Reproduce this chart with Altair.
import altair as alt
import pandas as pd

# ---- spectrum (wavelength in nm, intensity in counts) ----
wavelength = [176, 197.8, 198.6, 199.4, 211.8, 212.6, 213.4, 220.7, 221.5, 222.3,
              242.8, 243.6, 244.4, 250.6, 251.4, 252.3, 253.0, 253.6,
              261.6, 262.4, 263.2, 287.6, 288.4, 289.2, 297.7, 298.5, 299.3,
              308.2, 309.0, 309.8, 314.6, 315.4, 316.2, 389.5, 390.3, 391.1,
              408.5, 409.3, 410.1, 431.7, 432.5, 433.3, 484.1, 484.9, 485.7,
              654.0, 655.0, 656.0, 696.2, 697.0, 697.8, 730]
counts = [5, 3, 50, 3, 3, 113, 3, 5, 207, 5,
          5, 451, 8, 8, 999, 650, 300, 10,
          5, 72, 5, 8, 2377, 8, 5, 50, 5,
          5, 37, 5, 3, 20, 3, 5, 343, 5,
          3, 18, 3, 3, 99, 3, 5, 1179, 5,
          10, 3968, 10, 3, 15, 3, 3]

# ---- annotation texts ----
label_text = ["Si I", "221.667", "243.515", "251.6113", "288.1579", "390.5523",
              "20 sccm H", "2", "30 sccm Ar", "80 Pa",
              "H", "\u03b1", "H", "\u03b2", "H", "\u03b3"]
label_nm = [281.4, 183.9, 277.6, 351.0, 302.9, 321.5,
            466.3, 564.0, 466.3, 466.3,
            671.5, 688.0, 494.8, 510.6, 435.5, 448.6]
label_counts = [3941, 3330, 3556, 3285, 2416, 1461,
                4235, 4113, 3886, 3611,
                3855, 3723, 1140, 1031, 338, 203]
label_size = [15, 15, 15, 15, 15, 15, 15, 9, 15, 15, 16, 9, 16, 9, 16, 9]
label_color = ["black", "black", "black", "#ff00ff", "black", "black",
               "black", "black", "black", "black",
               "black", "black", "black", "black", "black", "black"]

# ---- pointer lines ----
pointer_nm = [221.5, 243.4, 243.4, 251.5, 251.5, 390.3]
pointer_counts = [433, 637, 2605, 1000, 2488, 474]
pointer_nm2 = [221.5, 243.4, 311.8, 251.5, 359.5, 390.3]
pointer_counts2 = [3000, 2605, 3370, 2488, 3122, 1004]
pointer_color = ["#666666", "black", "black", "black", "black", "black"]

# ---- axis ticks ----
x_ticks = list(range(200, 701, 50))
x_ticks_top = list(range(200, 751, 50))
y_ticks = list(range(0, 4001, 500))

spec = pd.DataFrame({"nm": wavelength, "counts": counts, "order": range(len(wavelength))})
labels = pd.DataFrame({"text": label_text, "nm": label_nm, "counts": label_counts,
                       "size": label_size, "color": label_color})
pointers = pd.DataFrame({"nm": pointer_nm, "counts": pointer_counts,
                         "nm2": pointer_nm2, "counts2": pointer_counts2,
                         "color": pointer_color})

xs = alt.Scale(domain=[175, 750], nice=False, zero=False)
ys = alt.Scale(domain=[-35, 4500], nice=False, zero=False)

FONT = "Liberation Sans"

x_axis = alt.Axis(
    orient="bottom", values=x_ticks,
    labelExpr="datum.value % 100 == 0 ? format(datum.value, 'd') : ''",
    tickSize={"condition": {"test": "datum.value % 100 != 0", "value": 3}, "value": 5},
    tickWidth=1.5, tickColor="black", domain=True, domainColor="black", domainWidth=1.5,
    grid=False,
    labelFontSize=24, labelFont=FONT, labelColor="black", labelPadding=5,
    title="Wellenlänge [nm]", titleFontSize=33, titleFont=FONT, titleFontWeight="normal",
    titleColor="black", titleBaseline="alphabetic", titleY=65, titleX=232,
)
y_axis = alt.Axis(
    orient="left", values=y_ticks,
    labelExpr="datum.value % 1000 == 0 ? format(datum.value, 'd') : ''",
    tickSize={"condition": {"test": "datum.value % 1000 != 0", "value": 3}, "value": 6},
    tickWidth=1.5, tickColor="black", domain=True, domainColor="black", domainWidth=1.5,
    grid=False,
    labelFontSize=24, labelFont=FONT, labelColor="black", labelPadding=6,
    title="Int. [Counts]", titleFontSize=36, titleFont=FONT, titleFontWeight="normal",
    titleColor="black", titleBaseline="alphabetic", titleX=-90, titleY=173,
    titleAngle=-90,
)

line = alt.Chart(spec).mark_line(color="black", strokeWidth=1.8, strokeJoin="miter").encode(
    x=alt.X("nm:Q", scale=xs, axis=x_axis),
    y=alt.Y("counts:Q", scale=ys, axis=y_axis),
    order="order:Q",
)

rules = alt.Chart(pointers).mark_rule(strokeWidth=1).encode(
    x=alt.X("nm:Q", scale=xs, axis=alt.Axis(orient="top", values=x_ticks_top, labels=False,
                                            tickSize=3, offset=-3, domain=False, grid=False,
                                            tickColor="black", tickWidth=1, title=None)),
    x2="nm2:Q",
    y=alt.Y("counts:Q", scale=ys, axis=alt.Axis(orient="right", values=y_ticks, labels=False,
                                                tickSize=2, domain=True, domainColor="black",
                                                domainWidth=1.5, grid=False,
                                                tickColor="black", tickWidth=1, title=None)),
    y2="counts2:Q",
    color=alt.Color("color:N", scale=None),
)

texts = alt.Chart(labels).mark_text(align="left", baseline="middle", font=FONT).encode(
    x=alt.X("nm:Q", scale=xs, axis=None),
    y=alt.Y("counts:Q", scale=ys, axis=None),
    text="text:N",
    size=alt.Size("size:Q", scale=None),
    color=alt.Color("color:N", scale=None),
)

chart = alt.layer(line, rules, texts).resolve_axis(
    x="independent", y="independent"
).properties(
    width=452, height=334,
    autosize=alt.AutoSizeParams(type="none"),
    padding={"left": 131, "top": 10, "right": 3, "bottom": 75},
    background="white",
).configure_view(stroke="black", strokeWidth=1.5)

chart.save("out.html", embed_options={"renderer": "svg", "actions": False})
________________________________________
The request:
Using the data above, repeat every line exactly.

Response to the task:
Reproduce this chart with Altair.
import altair as alt
import pandas as pd

# ---- spectrum (wavelength in nm, intensity in counts) ----
wavelength = [176, 197.8, 198.6, 199.4, 211.8, 212.6, 213.4, 220.7, 221.5, 222.3,
              242.8, 243.6, 244.4, 250.6, 251.4, 252.3, 253.0, 253.6,
              261.6, 262.4, 263.2, 287.6, 288.4, 289.2, 297.7, 298.5, 299.3,
              308.2, 309.0, 309.8, 314.6, 315.4, 316.2, 389.5, 390.3, 391.1,
              408.5, 409.3, 410.1, 431.7, 432.5, 433.3, 484.1, 484.9, 485.7,
              654.0, 655.0, 656.0, 696.2, 697.0, 697.8, 730]
counts = [5, 3, 50, 3, 3, 113, 3, 5, 207, 5,
          5, 451, 8, 8, 999, 650, 300, 10,
          5, 72, 5, 8, 2377, 8, 5, 50, 5,
          5, 37, 5, 3, 20, 3, 5, 343, 5,
          3, 18, 3, 3, 99, 3, 5, 1179, 5,
          10, 3968, 10, 3, 15, 3, 3]

# ---- annotation texts ----
label_text = ["Si I", "221.667", "243.515", "251.6113", "288.1579", "390.5523",
              "20 sccm H", "2", "30 sccm Ar", "80 Pa",
              "H", "\u03b1", "H", "\u03b2", "H", "\u03b3"]
label_nm = [281.4, 183.9, 277.6, 351.0, 302.9, 321.5,
            466.3, 564.0, 466.3, 466.3,
            671.5, 688.0, 494.8, 510.6, 435.5, 448.6]
label_counts = [3941, 3330, 3556, 3285, 2416, 1461,
                4235, 4113, 3886, 3611,
                3855, 3723, 1140, 1031, 338, 203]
label_size = [15, 15, 15, 15, 15, 15, 15, 9, 15, 15, 16, 9, 16, 9, 16, 9]
label_color = ["black", "black", "black", "#ff00ff", "black", "black",
               "black", "black", "black", "black",
               "black", "black", "black", "black", "black", "black"]

# ---- pointer lines ----
pointer_nm = [221.5, 243.4, 243.4, 251.5, 251.5, 390.3]
pointer_counts = [433, 637, 2605, 1000, 2488, 474]
pointer_nm2 = [221.5, 243.4, 311.8, 251.5, 359.5, 390.3]
pointer_counts2 = [3000, 2605, 3370, 2488, 3122, 1004]
pointer_color = ["#666666", "black", "black", "black", "black", "black"]

# ---- axis ticks ----
x_ticks = list(range(200, 701, 50))
x_ticks_top = list(range(200, 751, 50))
y_ticks = list(range(0, 4001, 500))

spec = pd.DataFrame({"nm": wavelength, "counts": counts, "order": range(len(wavelength))})
labels = pd.DataFrame({"text": label_text, "nm": label_nm, "counts": label_counts,
                       "size": label_size, "color": label_color})
pointers = pd.DataFrame({"nm": pointer_nm, "counts": pointer_counts,
                         "nm2": pointer_nm2, "counts2": pointer_counts2,
                         "color": pointer_color})

xs = alt.Scale(domain=[175, 750], nice=False, zero=False)
ys = alt.Scale(domain=[-35, 4500], nice=False, zero=False)

FONT = "Liberation Sans"

x_axis = alt.Axis(
    orient="bottom", values=x_ticks,
    labelExpr="datum.value % 100 == 0 ? format(datum.value, 'd') : ''",
    tickSize={"condition": {"test": "datum.value % 100 != 0", "value": 3}, "value": 5},
    tickWidth=1.5, tickColor="black", domain=True, domainColor="black", domainWidth=1.5,
    grid=False,
    labelFontSize=24, labelFont=FONT, labelColor="black", labelPadding=5,
    title="Wellenlänge [nm]", titleFontSize=33, titleFont=FONT, titleFontWeight="normal",
    titleColor="black", titleBaseline="alphabetic", titleY=65, titleX=232,
)
y_axis = alt.Axis(
    orient="left", values=y_ticks,
    labelExpr="datum.value % 1000 == 0 ? format(datum.value, 'd') : ''",
    tickSize={"condition": {"test": "datum.value % 1000 != 0", "value": 3}, "value": 6},
    tickWidth=1.5, tickColor="black", domain=True, domainColor="black", domainWidth=1.5,
    grid=False,
    labelFontSize=24, labelFont=FONT, labelColor="black", labelPadding=6,
    title="Int. [Counts]", titleFontSize=36, titleFont=FONT, titleFontWeight="normal",
    titleColor="black", titleBaseline="alphabetic", titleX=-90, titleY=173,
    titleAngle=-90,
)

line = alt.Chart(spec).mark_line(color="black", strokeWidth=1.8, strokeJoin="miter").encode(
    x=alt.X("nm:Q", scale=xs, axis=x_axis),
    y=alt.Y("counts:Q", scale=ys, axis=y_axis),
    order="order:Q",
)

rules = alt.Chart(pointers).mark_rule(strokeWidth=1).encode(
    x=alt.X("nm:Q", scale=xs, axis=alt.Axis(orient="top", values=x_ticks_top, labels=False,
                                            tickSize=3, offset=-3, domain=False, grid=False,
                                            tickColor="black", tickWidth=1, title=None)),
    x2="nm2:Q",
    y=alt.Y("counts:Q", scale=ys, axis=alt.Axis(orient="right", values=y_ticks, labels=False,
                                                tickSize=2, domain=True, domainColor="black",
                                                domainWidth=1.5, grid=False,
                                                tickColor="black", tickWidth=1, title=None)),
    y2="counts2:Q",
    color=alt.Color("color:N", scale=None),
)

texts = alt.Chart(labels).mark_text(align="left", baseline="middle", font=FONT).encode(
    x=alt.X("nm:Q", scale=xs, axis=None),
    y=alt.Y("counts:Q", scale=ys, axis=None),
    text="text:N",
    size=alt.Size("size:Q", scale=None),
    color=alt.Color("color:N", scale=None),
)

chart = alt.layer(line, rules, texts).resolve_axis(
    x="independent", y="independent"
).properties(
    width=452, height=334,
    autosize=alt.AutoSizeParams(type="none"),
    padding={"left": 131, "top": 10, "right": 3, "bottom": 75},
    background="white",
).configure_view(stroke="black", strokeWidth=1.5)

chart.save("out.html", embed_options={"renderer": "svg", "actions": False})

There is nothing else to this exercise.